When seeking to acquire new customers, marketers often must rely on theoretical buyer personas and lookalike audiences to better understand them. This can be effective — certainly much more so than going in blind — but with your existing customers there is no guesswork required. You already know them. You know their needs, their organizational structures, their communication preferences. This allows you to market to them with extreme precision. Using account-based marketing tools on LinkedIn, you can key in on specific clients with ultra-customized messaging that resonates.

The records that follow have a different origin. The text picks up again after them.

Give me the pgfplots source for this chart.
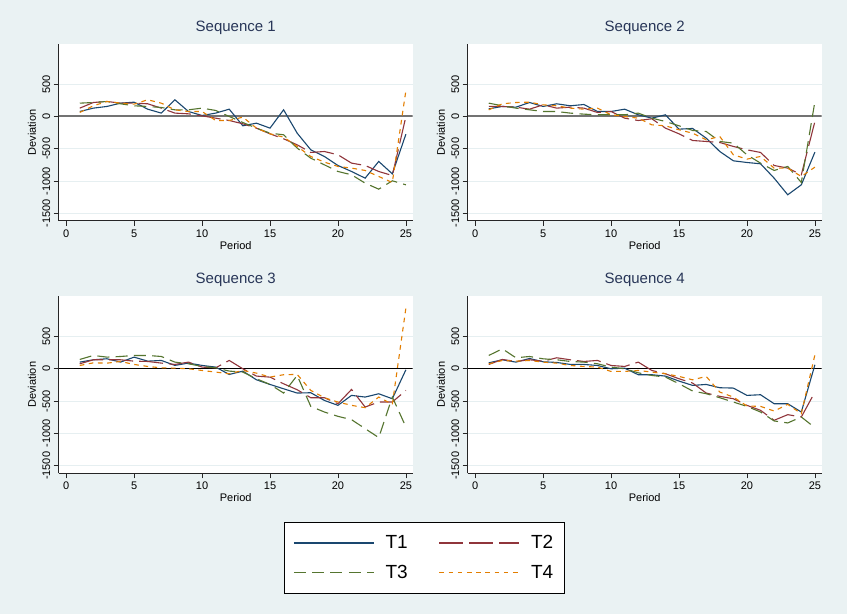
\documentclass[border=0pt]{standalone}
\usepackage{fontspec}
\setmainfont{Liberation Sans}
\usepackage{pgfplots}
\usepackage{pgfplotstable}
\pgfplotsset{compat=1.18}
\definecolor{bg}{HTML}{EAF2F3}
\definecolor{gridc}{HTML}{E6EFF1}
\definecolor{titlec}{HTML}{283658}
\definecolor{cT1}{HTML}{1A476F}
\definecolor{cT2}{HTML}{90353B}
\definecolor{cT3}{HTML}{55752F}
\definecolor{cT4}{HTML}{E37E00}

\pgfplotstableread{
p t1 t2 t3 t4
1 77 129 206 62
2 129 216 216 165
3 155 232 232 232
4 206 206 196 206
5 221 206 165 191
6 113 196 155 258
7 52 129 139 206
8 258 52 103 103
9 77 41 103 77
10 15 10 129 77
11 52 -26 93 -62
12 113 -62 0 -62
13 -144 -113 -93 -10
14 -103 -180 -180 -180
15 -180 -268 -258 -268
16 103 -345 -283 -319
17 -258 -438 -489 -463
18 -515 -556 -644 -618
19 -618 -541 -747 -705
20 -757 -592 -850 -772
21 -850 -721 -901 -798
22 -953 -757 -1030 -834
23 -695 -850 -1123 -927
24 -886 -912 -994 -1020
25 -273 0 -1056 402
}\seqA

\pgfplotstableread{
p t1 t2 t3 t4
1 118 155 206 103
2 155 155 165 196
3 144 144 129 216
4 216 113 103 221
5 155 180 77 180
6 196 129 77 165
7 165 144 52 129
8 185 129 36 113
9 77 62 26 129
10 77 77 26 26
11 113 -26 26 0
12 26 -62 52 -26
13 -26 -36 -26 -129
14 26 -180 -77 -144
15 -196 -268 -144 -206
16 -185 -371 -216 -258
17 -335 -386 -232 -360
18 -541 -402 -386 -309
19 -685 -463 -412 -592
20 -711 -515 -592 -659
21 -731 -556 -721 -618
22 -953 -757 -834 -798
23 -1210 -798 -772 -798
24 -1056 -901 -1020 -927
25 -551 -77 232 -783
}\seqB

\pgfplotstableread{
p t1 t2 t3 t4
1 103 77 144 51
2 139 139 206 92
3 155 139 180 87
4 103 139 190 113
5 180 118 206 67
6 118 113 206 36
7 129 88 190 15
8 52 67 103 10
9 88 103 77 0
10 52 26 36 -26
11 26 15 15 -51
12 -88 129 -36 -77
13 -36 0 -51 -26
14 -170 -113 -154 -67
15 -242 -129 -242 -128
16 -309 -232 -375 -92
17 -375 -324 -103 -87
18 -370 -447 -581 -334
19 -489 -447 -668 -447
20 -565 -540 -735 -514
21 -411 -319 -786 -565
22 -437 -591 -925 -601
23 -386 -514 -1063 -437
24 -463 -514 -437 -550
25 -15 -334 -899 940
}\seqC

\pgfplotstableread{
p t1 t2 t3 t4
1 92 67 206 77
2 139 144 308 128
3 103 113 170 118
4 159 139 190 128
5 108 118 154 103
6 98 170 139 87
7 67 139 113 51
8 67 113 103 36
9 51 129 77 26
10 0 51 26 -41
11 10 36 0 -41
12 -92 103 -62 -26
13 -92 -26 -103 -51
14 -113 -77 -128 -77
15 -190 -154 -231 -118
16 -257 -221 -344 -170
17 -242 -375 -385 -118
18 -293 -426 -447 -360
19 -298 -463 -514 -437
20 -411 -565 -581 -575
21 -401 -642 -668 -581
22 -540 -796 -806 -653
23 -540 -709 -837 -550
24 -668 -745 -745 -694
25 62 -360 -910 216
}\seqD

\pgfplotsset{
  seqaxis/.style={
    width=354pt, height=177pt, scale only axis,
    xmin=-0.55, xmax=25.5, ymin=-1615, ymax=1120,
    axis x line*=bottom, axis y line*=left,
    xtick={0,5,...,25}, ytick={-1500,-1000,-500,0,500},
    tick align=outside, major tick length=5pt,
    ymajorgrids, grid style={color=gridc, line width=1pt},
    axis line style={color=black!85, line width=1pt},
    every tick/.style={color=black!85, line width=0.8pt},
    ticklabel style={font=\fontsize{11}{11}\selectfont},
    yticklabel style={rotate=90, anchor=south},
    /pgf/number format/assume math mode=true,
    /pgf/number format/set thousands separator={},
    xlabel={Period}, ylabel={Deviation},
    label style={font=\fontsize{11}{11}\selectfont},
    xlabel style={at={(axis description cs:0.5,-0.1395)}, anchor=center},
    ylabel style={at={(axis description cs:-0.0754,0.5)}, anchor=center},
    title style={font=\fontsize{15}{15}\selectfont, color=titlec, at={(0.5,1)}, anchor=south, yshift=0pt},
    axis background/.style={fill=white},
    every axis plot/.append style={line width=1.1pt},
  },
  sT1/.style={color=cT1, solid},
  sT2/.style={color=cT2, dash pattern=on 24pt off 6pt},
  sT3/.style={color=cT3, dash pattern=on 12pt off 6.3pt},
  sT4/.style={color=cT4, dash pattern=on 4.7pt off 4.5pt},
}

\newcommand{\seqplots}[1]{%
  \addplot[sT1] table[x=p,y=t1] {#1};
  \addplot[sT2] table[x=p,y=t2] {#1};
  \addplot[sT3] table[x=p,y=t3] {#1};
  \addplot[sT4] table[x=p,y=t4] {#1};
}

\begin{document}
\begin{tikzpicture}[x=1pt,y=1pt]
\fill[bg] (0,0) rectangle (847,614);
\useasboundingbox (0,0) rectangle (847,614);

\begin{axis}[seqaxis, at={(58.7pt,393pt)}, anchor=south west, title={Sequence 1}]
\addplot[forget plot, color=black!55, line width=2pt] coordinates {(-0.55,0) (25.5,0)};
\seqplots{\seqA}
\end{axis}

\begin{axis}[seqaxis, at={(467.7pt,393pt)}, anchor=south west, title={Sequence 2}]
\addplot[forget plot, color=black!55, line width=2pt] coordinates {(-0.55,0) (25.5,0)};
\seqplots{\seqB}
\end{axis}

\begin{axis}[seqaxis, at={(58.7pt,140.7pt)}, anchor=south west, title={Sequence 3},
  legend columns=2, legend cell align=left,
  legend image code/.code={\draw[#1, line width=1.3pt] (0pt,0pt) -- (80pt,0pt);},
  legend style={at={(1.0325,-0.478)}, anchor=center, draw=black, line width=0.8pt, fill=white,
    font=\fontsize{19}{19}\selectfont, inner xsep=9pt, inner ysep=11pt, row sep=11pt,
    nodes={inner sep=2pt},
    /tikz/every odd column/.append style={column sep=9pt},
    /tikz/every even column/.append style={column sep=29pt}},
]
\addplot[forget plot, color=black, line width=1pt] coordinates {(-0.55,0) (25.5,0)};
\seqplots{\seqC}
\legend{T1,T2,T3,T4}
\end{axis}

\begin{axis}[seqaxis, at={(467.7pt,140.7pt)}, anchor=south west, title={Sequence 4}]
\addplot[forget plot, color=black, line width=1pt] coordinates {(-0.55,0) (25.5,0)};
\seqplots{\seqD}
\end{axis}
\end{tikzpicture}
\end{document}
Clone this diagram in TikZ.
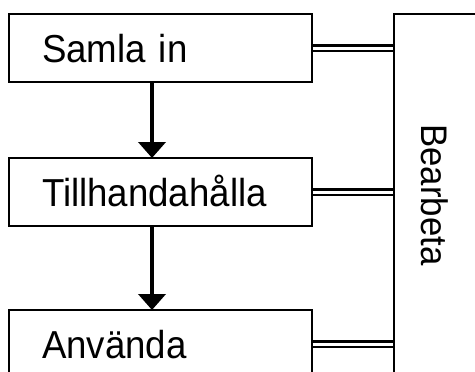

Build Greater Loyalty and Retention

The more we do business with a brand and have good experiences, the less likely we are to move on to someone else. Here’s an apt parallel: receiving shaving razors through the mail, rather than buying them in-store, is now all the rage. When these online blade retailers are able to become your regular source for additional products, like shaving cream and moisturizing lotion, suddenly you have little reason to do business with any of their competitors.  And you just might tout the convenience of this arrangement to your friends. It’s similar in the B2B world: The more integrated your products and services become into the daily routine of the organization, the more difficult and even painful it becomes to use another vendor.

Open New Doors

As mentioned earlier, improving relationships with customers and turning them into advocates is hugely valuable. They can essentially become marketers on your behalf (putting a very literal spin on the phrase “customer marketing”) by authentically conveying the value you bring within their own networks. How many of your B2B customers would be able to connect you to other internal departments — not to mention external partners or affiliates — that might have a use for your solution?

Marketing should work in tandem with the Customer Success Team to leverage high levels of satisfaction and identify opportunities to further capitalize.

Customer Marketing is Good Business

At its core, customer marketing is about reinforcing and building upon relationships with your most valuable customers. Even looking beyond the aforementioned avenues for growing new revenue, it’s simply a good practice conducive to long-term retention.

Why should you do customer marketing? The better question is, why not?